Guruswami and Sudan give a polynomial-time algorithm that handles what is believed to be the best possible amount of error.
Guruswami and Sudan's algorithm works for the standard Reed-Solomon codes and is likely the best possible for that code. Parvaresh and Vardy develop a new but related encoding to get an improvement on the rate of the code, the ratio of the original message length to the code length. Guruswami and Sudan show how to list decode a 1-ε fraction of errors using Reed Solomon codes with a rate of O(ε2) while Parvaresh and Vardy achieve the same errors with their code with rate O(ε/log(1/ε)).


  1. Isn't log(1/e) a negative number? It doesn't appear that e is 'epsilon', because the other function is e*e.

  2. It's \epsilon on my screen, bram.
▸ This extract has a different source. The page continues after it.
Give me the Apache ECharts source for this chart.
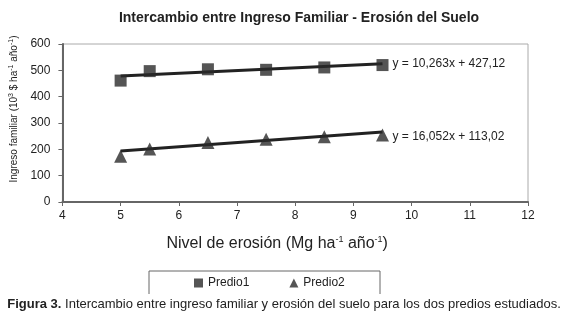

Font problem, probably (unless something really strange is happening her).

  3. Perhaps I just don't understand the terminology - what does 1-e errors mean? What is meant by 'rate'? 1-e obviously doesn't refer to an absolute number, does it meant that an e proportion of all values are altered or that a 1-e proportion of all values are altered? Is 'rate' a time-based measure or an amount of error correcting code measure?

  4. I should have said a "1-ε" fraction of errors, i.e., for a code of length m, all but εm entries can be corrupted, where entries are elements of some finite field. The rate refers to the throughput: If a code of length m encodes an input of length n (with the same alphabet) then the rate is n/m.
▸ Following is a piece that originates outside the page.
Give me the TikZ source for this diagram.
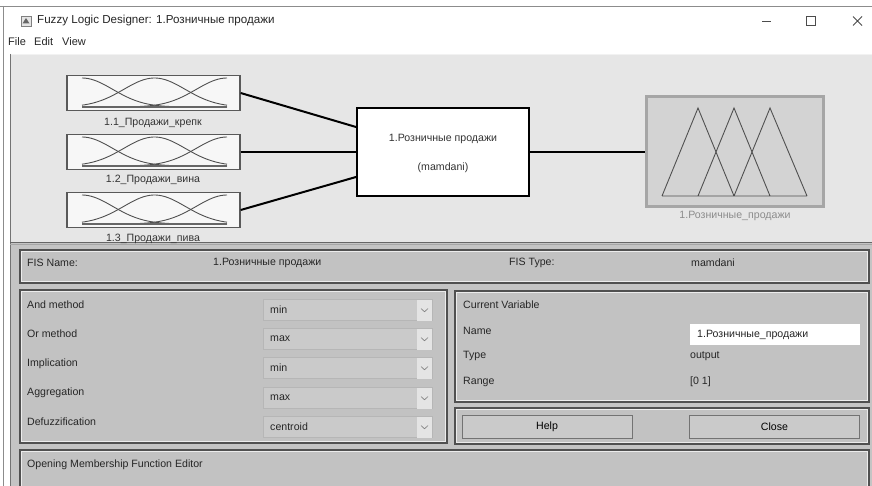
\documentclass[tikz,border=0pt]{standalone}
\usepackage{fontspec}
\setmainfont{Liberation Sans}
\definecolor{topbg}{HTML}{E6E6E6}
\definecolor{botbg}{HTML}{C4C4C4}
\definecolor{panelfill}{HTML}{C2C2C2}
\definecolor{paneledge}{HTML}{505050}
\definecolor{ddfill}{HTML}{CACACA}
\definecolor{ddarrow}{HTML}{E4E4E4}
\definecolor{mfline}{HTML}{505050}
\definecolor{outfill}{HTML}{D3D3D3}
\definecolor{outedge}{HTML}{A6A6A6}
\tikzset{
  ui/.style={font=\fontsize{10.6}{12}\selectfont, inner sep=0pt, anchor=west, text=black!85},
  lbl/.style={font=\fontsize{10.6}{12}\selectfont, inner sep=0pt, text=black!80},
  inbox/.style={draw=black!65, fill=white!94!gray, line width=1.3pt, minimum width=173pt, minimum height=35pt, inner sep=0pt},
  fisbox/.style={draw=black, fill=white, line width=2pt, minimum width=172pt, minimum height=88pt, inner sep=0pt},
  outbox/.style={draw=outedge, fill=outfill, line width=3pt, minimum width=177pt, minimum height=110pt, inner sep=0pt},
  conn/.style={draw=black, line width=2pt},
  mf/.style={draw=mfline, line width=0.9pt},
  panel/.style={draw=paneledge, fill=panelfill, line width=1.2pt},
  panelin/.style={draw=white!85!gray, line width=0.6pt},
  dd/.style={fill=ddfill, draw=ddfill!90!black, line width=0.4pt},
  btn/.style={draw=black!55, fill=ddfill, line width=1pt, minimum width=170pt, minimum height=23pt, inner sep=0pt, font=\fontsize{10.6}{12}\selectfont}
}
\begin{document}
\begin{tikzpicture}[x=1pt,y=-1pt]
\useasboundingbox (0,0) rectangle (872,486);
\fill[white] (0,0) rectangle (872,486);
% window edges
\draw[black!45, line width=0.8pt] (0,6) -- (872,6);
\draw[black!45, line width=0.8pt] (3,6) -- (3,486);
% title bar
\node[draw=black!50, fill=black!10, minimum width=10pt, minimum height=10pt, inner sep=0pt] (icon) at (26,21) {};
\fill[black!60] (22.5,23.5) -- (26,18) -- (29.5,23.5) -- cycle;
\node[anchor=west, inner sep=0pt, font=\fontsize{11.6}{13}\selectfont, text=black!85] (title) at (37,21) {Fuzzy Logic Designer: 1.Розничные продажи};
\draw[black!70, line width=1pt] (762,22) -- (771,22);
\draw[black!70, line width=1pt] (806.5,16.5) rectangle (815.5,25.5);
\draw[black!70, line width=1pt] (853,16.5) -- (862,25.5) (853,25.5) -- (862,16.5);
% menu
\node[anchor=west, inner sep=0pt, font=\fontsize{11}{13}\selectfont, text=black!85] (mfile) at (8,42) {File};
\node[anchor=west, inner sep=0pt, font=\fontsize{11}{13}\selectfont, text=black!85] (medit) at (34,42) {Edit};
\node[anchor=west, inner sep=0pt, font=\fontsize{11}{13}\selectfont, text=black!85] (mview) at (62,42) {View};
% top area
\fill[topbg] (10,54) rectangle (872,242);
\draw[white!90!gray, line width=1pt] (10,54.5) -- (872,54.5);
\draw[black!55, line width=1pt] (10,54) -- (10,486);
% bottom area
\fill[botbg] (10.5,242) rectangle (872,486);
\draw[black!60, line width=1pt] (10,242.5) -- (872,242.5);
\draw[black!35, line width=1pt] (10,245) -- (872,245);
% input boxes
\node[inbox] (in1) at (153.5,93) {};
\node[inbox] (in2) at (153.5,152) {};
\node[inbox] (in3) at (153.5,210) {};
\foreach \cy in {93,152,210}{
  \draw[mf] plot[domain=82:227, samples=50, smooth] (\x, {\cy+14-29*exp(-(((\x-82)/10)^2)/18.97)});
  \draw[mf] plot[domain=82:227, samples=50, smooth] (\x, {\cy+14-29*exp(-(((\x-154.5)/10)^2)/18.97)});
  \draw[mf] plot[domain=82:227, samples=50, smooth] (\x, {\cy+14-29*exp(-(((\x-227)/10)^2)/18.97)});
  \draw[black!60, line width=1.6pt] (82,\cy+14) -- (227,\cy+14);
}
\node[lbl] (l1) at (153,123) {1.1\_Продажи\_крепк};
\node[lbl] (l2) at (153,180) {1.2\_Продажи\_вина};
\node[lbl] (l3) at (153,239) {1.3\_Продажи\_пива};
% FIS box
\node[fisbox] (fis) at (443,152) {};
\node[lbl] (fisname) at (443,139) {1.Розничные продажи};
\node[lbl] (fistype) at (443,168) {(mamdani)};
% output box
\node[outbox] (out) at (734.5,152) {};
\draw[mf] (662,196) -- (698,108) -- (734,196)
          (698,196) -- (734,108) -- (770,196)
          (734,196) -- (770,108) -- (807,196)
          (662,196) -- (807,196);
\node[lbl, text=black!45] (outlbl) at (735,216) {1.Розничные\_продажи};
% connectors
\draw[conn] (in1.east) -- ([yshift=25pt]fis.west);
\draw[conn] (in2.east) -- (fis.west);
\draw[conn] (in3.east) -- ([yshift=-25pt]fis.west);
\draw[conn] (fis.east) -- (out.west);
% FIS name panel
\draw[panel] (20,250) rectangle (869,283);
\draw[panelin] (21.5,251.5) rectangle (867.5,281.5);
\node[ui] (fn) at (27,263) {FIS Name:};
\node[ui] (fnv) at (213,263) {1.Розничные продажи};
\node[ui] (ft) at (509,263) {FIS Type:};
\node[ui] (ftv) at (691,263) {mamdani};
% methods panel
\draw[panel] (20,290) rectangle (447,443);
\draw[panelin] (21.5,291.5) rectangle (445.5,441.5);
\foreach \ly/\dy/\lab/\val in {305/310/And method/min, 334/339/Or method/max, 364/368/Implication/min, 393/398/Aggregation/max, 422/427/Defuzzification/centroid}{
  \node[ui] at (27,\ly) {\lab};
  \draw[dd] (263,\dy-10.5) rectangle (432,\dy+10.5);
  \fill[ddarrow] (417,\dy-10.5) rectangle (432,\dy+10.5);
  \draw[black!50, line width=0.6pt] (421,\dy-1.5) -- (424.5,\dy+1.8) -- (428,\dy-1.5);
  \node[ui] at (270,\dy) {\val};
}
% current variable panel
\draw[panel] (455,291) rectangle (869,402);
\draw[panelin] (456.5,292.5) rectangle (867.5,400.5);
\node[ui] (cv) at (463,305) {Current Variable};
\node[ui] (nm) at (463,331) {Name};
\node[ui] (tp) at (463,356) {Type};
\node[ui] (rg) at (463,382) {Range};
\node[draw=white, fill=white, minimum width=169pt, minimum height=20pt, inner sep=0pt] (namefield) at (774.5,334) {};
\node[ui] (nmv) at (697,335) {1.Розничные\_продажи};
\node[ui] (tpv) at (690,356) {output};
\node[ui] (rgv) at (690,382) {[0 1]};
% buttons panel
\draw[panel] (455,408) rectangle (869,444);
\draw[panelin] (456.5,409.5) rectangle (867.5,442.5);
\node[btn] (help) at (547,426.5) {Help};
\node[btn] (close) at (774.5,426.5) {Close};
% status panel
\draw[panel] (20,450) rectangle (869,490);
\draw[panelin] (21.5,451.5) rectangle (867.5,488.5);
\node[ui] (status) at (27,465) {Opening Membership Function Editor};
\end{tikzpicture}
\end{document}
  5. This was asked last time, but never answered: what is the evidence that Guruswami and Sudan's algorithm is likely the best possible for the Reed-Solomon code?

  6. Wow, that is a significant result!

    Any idea what the patent status of this new algorithm will be?

    Is that rate the information-theoretic limit? (I suspect that it is, but don't know the appropriate approximations for factorials offhand.)

    Any idea if it will be possible to apply techniques which use the fact that errors tend to be next to each other in the real world to this approach?

    Does this technique require a lot of random access, or can it do a decent job of avoiding cache misses and disk seeks as well?

    It's good to see some theory making practical contributions, a little surprising that the most exciting stuff is information theoretic right now though.

  7. This was asked last time, but never answered: what is the evidence that Guruswami and Sudan's algorithm is likely the best possible for the Reed-Solomon code?

    It is not clear if there is any "compelling" evidence. Beyond the radius decoded by their algorithm, we do not know if there will always only be a polynomial number of codewords to output (which is a guarantee we need to be able to decode in polynomial time). It is possible this number shoots to super-polynomial just beyond this radius --- some works have explored this possibility, though the question remains wide open. It could also be that the choice of evaluation points used for the Reed-Solomon encoding matters, and that for a clever choice one could decode from many more errors.